Records for this task ->
(begin)
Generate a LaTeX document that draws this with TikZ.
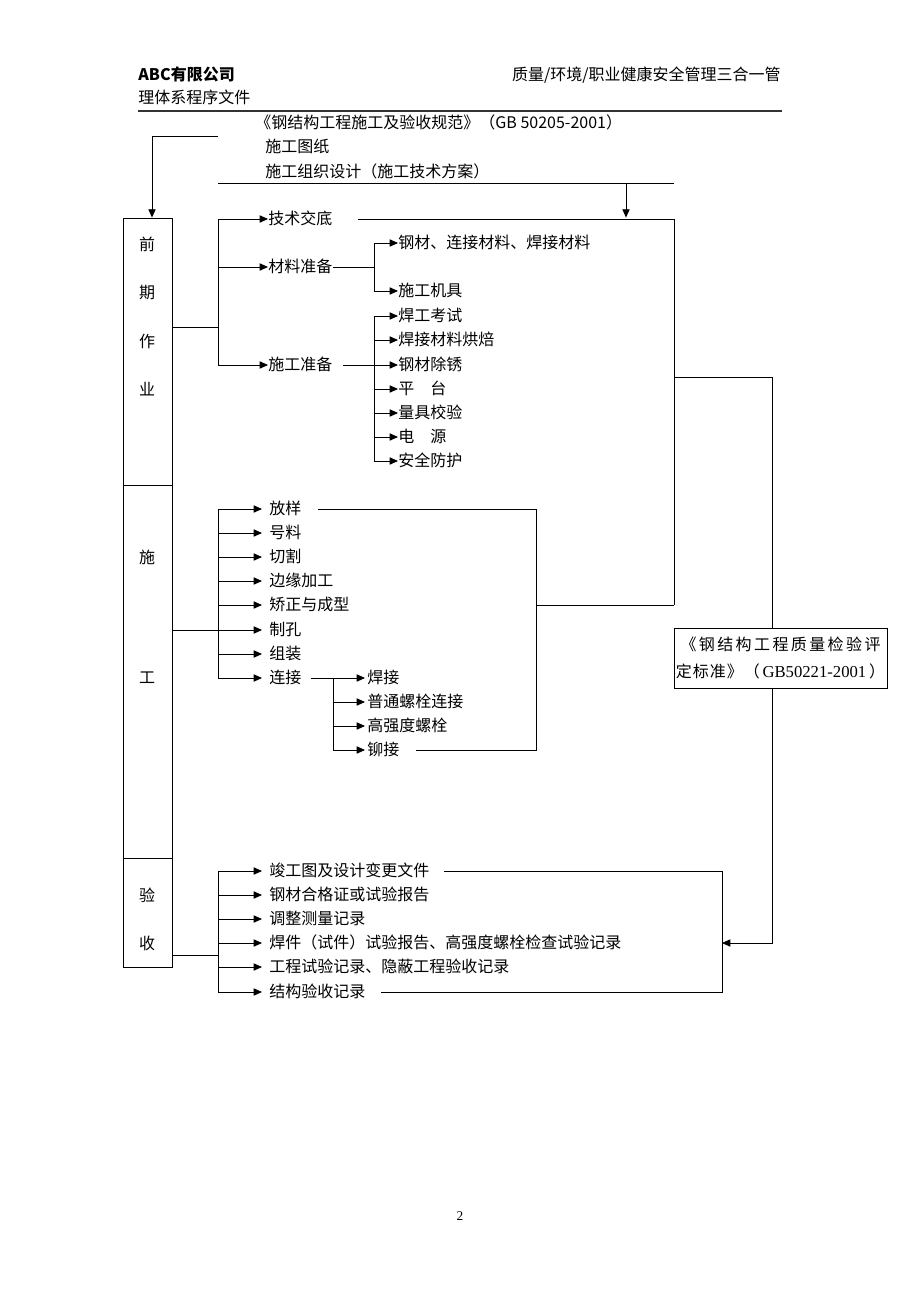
(end)
(begin)
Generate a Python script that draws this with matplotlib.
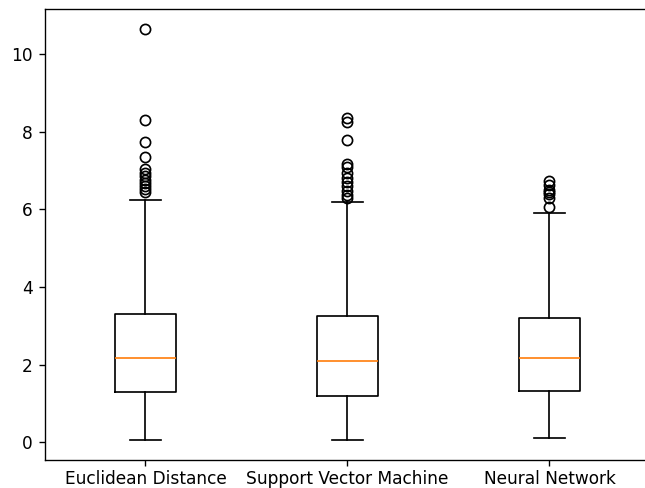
(end)
(begin)
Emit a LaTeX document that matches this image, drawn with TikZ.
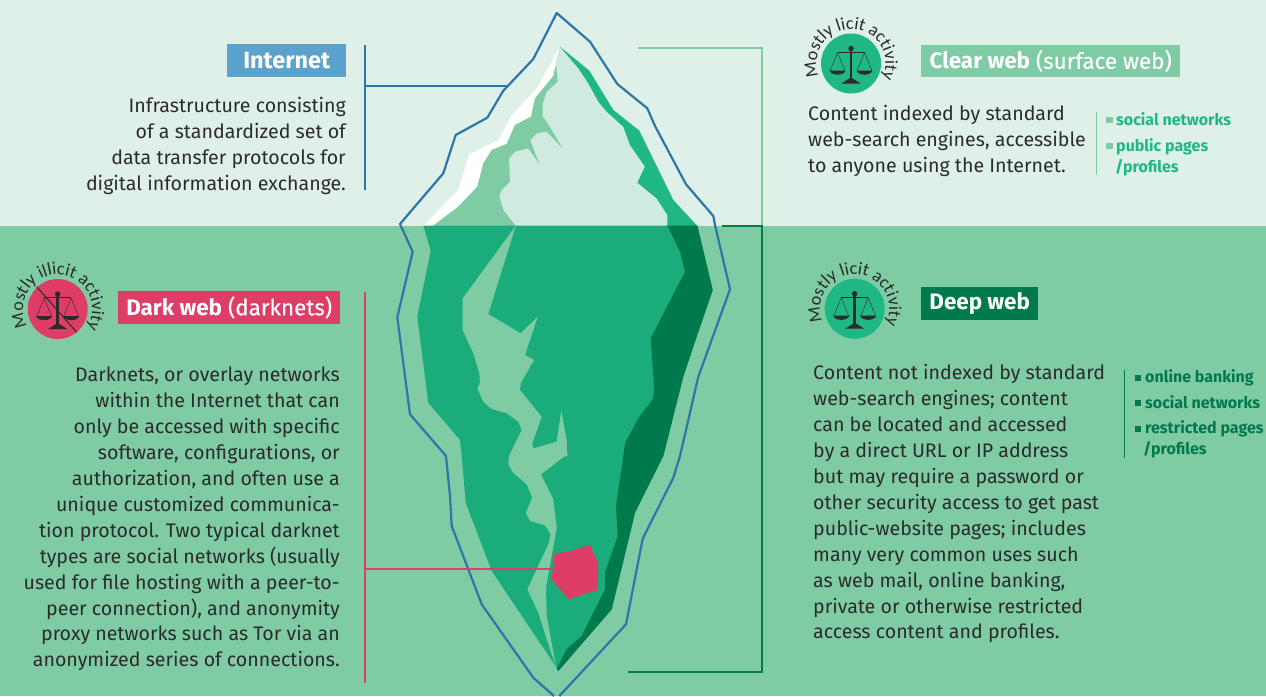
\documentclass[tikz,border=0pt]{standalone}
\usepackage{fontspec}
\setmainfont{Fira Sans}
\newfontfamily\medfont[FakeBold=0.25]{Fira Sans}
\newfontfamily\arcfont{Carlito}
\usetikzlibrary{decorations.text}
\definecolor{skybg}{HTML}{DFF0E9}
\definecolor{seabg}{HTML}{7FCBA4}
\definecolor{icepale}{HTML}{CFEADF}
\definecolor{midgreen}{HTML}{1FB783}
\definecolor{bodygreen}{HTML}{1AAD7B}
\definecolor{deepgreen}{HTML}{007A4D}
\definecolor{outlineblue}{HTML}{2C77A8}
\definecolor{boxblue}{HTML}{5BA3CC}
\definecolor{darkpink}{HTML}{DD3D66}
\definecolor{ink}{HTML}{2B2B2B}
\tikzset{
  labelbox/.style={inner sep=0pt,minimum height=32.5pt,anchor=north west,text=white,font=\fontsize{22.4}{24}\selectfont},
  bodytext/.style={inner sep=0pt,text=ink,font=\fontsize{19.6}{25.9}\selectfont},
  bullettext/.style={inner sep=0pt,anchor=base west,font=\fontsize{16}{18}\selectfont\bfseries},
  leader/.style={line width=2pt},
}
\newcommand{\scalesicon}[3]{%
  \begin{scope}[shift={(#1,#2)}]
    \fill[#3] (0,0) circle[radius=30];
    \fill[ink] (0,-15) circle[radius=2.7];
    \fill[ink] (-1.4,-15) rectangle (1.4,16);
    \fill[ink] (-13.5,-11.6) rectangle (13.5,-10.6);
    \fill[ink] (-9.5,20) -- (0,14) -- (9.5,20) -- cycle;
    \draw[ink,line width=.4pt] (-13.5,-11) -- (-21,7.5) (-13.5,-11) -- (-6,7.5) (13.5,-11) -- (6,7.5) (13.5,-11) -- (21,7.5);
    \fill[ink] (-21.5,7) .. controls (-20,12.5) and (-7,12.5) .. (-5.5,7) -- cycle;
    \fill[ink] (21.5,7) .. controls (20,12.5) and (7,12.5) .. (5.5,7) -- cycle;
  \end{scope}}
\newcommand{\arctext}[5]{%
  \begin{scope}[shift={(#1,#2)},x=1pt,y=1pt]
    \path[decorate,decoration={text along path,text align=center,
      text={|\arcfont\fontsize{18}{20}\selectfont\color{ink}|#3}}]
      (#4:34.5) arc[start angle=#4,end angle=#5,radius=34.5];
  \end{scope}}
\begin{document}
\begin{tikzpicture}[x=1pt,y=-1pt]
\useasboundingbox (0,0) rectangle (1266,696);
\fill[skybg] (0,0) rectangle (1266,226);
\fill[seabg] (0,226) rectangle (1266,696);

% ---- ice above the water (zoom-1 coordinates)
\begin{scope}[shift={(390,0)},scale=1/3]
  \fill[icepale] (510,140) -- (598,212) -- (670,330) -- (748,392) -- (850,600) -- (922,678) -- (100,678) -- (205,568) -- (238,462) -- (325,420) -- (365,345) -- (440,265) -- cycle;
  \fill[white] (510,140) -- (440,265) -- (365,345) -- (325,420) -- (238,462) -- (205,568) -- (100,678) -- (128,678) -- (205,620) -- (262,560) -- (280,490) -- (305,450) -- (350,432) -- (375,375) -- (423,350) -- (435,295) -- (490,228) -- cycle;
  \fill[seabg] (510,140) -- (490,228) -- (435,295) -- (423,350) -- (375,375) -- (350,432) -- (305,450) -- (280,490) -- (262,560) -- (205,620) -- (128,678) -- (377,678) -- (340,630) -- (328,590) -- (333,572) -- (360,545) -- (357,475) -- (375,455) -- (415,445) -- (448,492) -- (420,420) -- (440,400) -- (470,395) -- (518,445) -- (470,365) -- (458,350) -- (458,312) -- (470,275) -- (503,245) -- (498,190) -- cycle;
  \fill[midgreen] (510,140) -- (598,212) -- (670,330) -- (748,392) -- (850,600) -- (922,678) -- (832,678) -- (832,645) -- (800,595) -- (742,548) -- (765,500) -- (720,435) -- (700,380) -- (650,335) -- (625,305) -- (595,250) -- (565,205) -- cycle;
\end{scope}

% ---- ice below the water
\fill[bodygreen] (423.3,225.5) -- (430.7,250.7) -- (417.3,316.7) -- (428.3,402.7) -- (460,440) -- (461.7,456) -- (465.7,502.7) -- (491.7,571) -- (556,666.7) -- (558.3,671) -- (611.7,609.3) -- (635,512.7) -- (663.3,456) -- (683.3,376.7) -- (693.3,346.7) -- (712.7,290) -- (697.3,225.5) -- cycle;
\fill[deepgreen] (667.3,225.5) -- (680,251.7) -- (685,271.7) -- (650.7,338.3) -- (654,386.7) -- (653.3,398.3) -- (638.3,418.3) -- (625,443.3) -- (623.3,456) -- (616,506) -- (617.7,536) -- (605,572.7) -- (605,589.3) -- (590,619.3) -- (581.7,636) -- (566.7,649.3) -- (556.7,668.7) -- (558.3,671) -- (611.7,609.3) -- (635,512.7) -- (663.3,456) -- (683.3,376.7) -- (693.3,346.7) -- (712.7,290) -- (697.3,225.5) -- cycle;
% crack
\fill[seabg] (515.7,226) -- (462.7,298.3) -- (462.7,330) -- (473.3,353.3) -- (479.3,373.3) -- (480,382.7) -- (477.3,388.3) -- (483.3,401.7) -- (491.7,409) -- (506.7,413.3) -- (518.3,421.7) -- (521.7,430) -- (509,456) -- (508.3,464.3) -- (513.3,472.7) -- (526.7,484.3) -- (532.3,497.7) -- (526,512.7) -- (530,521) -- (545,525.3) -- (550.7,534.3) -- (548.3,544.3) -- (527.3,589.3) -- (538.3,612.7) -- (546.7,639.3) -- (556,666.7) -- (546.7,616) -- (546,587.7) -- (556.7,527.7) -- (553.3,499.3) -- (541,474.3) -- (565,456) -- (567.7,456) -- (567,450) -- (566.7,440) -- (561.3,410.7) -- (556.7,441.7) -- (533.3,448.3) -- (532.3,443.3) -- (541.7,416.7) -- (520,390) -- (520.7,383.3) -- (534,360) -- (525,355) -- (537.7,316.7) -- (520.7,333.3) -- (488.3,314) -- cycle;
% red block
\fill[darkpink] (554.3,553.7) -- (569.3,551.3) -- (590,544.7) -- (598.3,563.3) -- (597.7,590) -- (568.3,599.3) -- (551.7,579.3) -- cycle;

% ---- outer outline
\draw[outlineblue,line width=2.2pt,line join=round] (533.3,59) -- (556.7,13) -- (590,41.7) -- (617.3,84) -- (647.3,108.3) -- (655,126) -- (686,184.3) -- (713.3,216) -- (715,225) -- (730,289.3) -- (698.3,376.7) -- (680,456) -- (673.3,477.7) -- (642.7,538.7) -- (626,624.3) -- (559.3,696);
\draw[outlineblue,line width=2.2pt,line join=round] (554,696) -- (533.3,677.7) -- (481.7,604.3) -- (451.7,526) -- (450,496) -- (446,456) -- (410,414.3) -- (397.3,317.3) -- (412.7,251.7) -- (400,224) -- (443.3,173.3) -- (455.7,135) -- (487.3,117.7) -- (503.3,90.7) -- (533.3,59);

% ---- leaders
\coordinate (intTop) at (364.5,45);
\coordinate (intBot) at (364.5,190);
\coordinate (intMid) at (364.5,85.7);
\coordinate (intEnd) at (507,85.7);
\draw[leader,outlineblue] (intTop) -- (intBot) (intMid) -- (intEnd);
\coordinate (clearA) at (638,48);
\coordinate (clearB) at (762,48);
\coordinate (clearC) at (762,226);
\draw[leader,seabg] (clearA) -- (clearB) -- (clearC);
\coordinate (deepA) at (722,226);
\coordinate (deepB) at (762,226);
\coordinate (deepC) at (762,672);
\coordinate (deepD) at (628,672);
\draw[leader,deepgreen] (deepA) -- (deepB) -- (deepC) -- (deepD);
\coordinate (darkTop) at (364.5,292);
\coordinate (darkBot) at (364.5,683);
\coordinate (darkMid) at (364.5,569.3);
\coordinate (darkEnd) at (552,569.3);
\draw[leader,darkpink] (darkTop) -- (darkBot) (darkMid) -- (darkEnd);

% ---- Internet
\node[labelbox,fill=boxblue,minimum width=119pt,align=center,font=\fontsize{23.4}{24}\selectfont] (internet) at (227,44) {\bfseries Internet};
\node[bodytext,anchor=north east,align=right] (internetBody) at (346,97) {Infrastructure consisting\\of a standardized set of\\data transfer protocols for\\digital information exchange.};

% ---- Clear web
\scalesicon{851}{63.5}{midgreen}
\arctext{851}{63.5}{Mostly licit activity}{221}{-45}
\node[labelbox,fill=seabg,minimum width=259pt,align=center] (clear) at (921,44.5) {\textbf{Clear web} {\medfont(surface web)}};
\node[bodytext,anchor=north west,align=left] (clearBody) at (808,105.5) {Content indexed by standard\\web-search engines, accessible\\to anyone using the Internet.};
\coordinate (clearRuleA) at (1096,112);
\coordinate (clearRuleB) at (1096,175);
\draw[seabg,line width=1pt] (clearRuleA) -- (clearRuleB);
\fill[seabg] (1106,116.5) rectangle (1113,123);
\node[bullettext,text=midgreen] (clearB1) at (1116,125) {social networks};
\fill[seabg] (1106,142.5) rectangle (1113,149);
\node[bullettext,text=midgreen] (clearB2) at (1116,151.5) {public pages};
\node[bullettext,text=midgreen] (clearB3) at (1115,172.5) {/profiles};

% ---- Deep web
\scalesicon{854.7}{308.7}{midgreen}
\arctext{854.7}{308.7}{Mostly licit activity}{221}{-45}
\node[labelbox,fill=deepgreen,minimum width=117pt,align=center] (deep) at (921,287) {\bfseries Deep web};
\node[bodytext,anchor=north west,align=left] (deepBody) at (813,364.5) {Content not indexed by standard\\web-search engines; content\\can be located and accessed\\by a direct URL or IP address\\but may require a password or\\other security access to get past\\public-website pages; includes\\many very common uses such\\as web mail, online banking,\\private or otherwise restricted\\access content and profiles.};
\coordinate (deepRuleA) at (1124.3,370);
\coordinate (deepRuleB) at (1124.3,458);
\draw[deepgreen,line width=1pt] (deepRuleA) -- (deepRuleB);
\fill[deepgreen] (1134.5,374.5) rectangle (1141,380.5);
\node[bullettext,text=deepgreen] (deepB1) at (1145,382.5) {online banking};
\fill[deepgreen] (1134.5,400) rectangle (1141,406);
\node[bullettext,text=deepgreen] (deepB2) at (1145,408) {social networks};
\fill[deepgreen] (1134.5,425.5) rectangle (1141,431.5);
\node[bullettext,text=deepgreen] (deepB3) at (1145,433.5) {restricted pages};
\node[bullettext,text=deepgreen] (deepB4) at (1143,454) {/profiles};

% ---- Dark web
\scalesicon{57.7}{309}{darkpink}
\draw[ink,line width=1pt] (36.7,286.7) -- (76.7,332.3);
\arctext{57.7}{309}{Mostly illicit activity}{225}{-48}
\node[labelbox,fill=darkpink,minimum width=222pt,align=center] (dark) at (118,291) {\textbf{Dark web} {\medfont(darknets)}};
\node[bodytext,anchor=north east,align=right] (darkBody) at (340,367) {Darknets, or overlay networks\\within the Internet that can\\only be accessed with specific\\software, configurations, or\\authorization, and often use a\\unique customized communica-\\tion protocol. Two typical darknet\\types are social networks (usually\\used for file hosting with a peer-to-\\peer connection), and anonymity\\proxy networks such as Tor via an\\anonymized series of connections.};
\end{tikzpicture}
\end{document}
(end)
Given task -> Identify each line in the records above containing the word "LaTeX"; copy those lines.

Right answer ->
Generate a LaTeX document that draws this with TikZ.
Emit a LaTeX document that matches this image, drawn with TikZ.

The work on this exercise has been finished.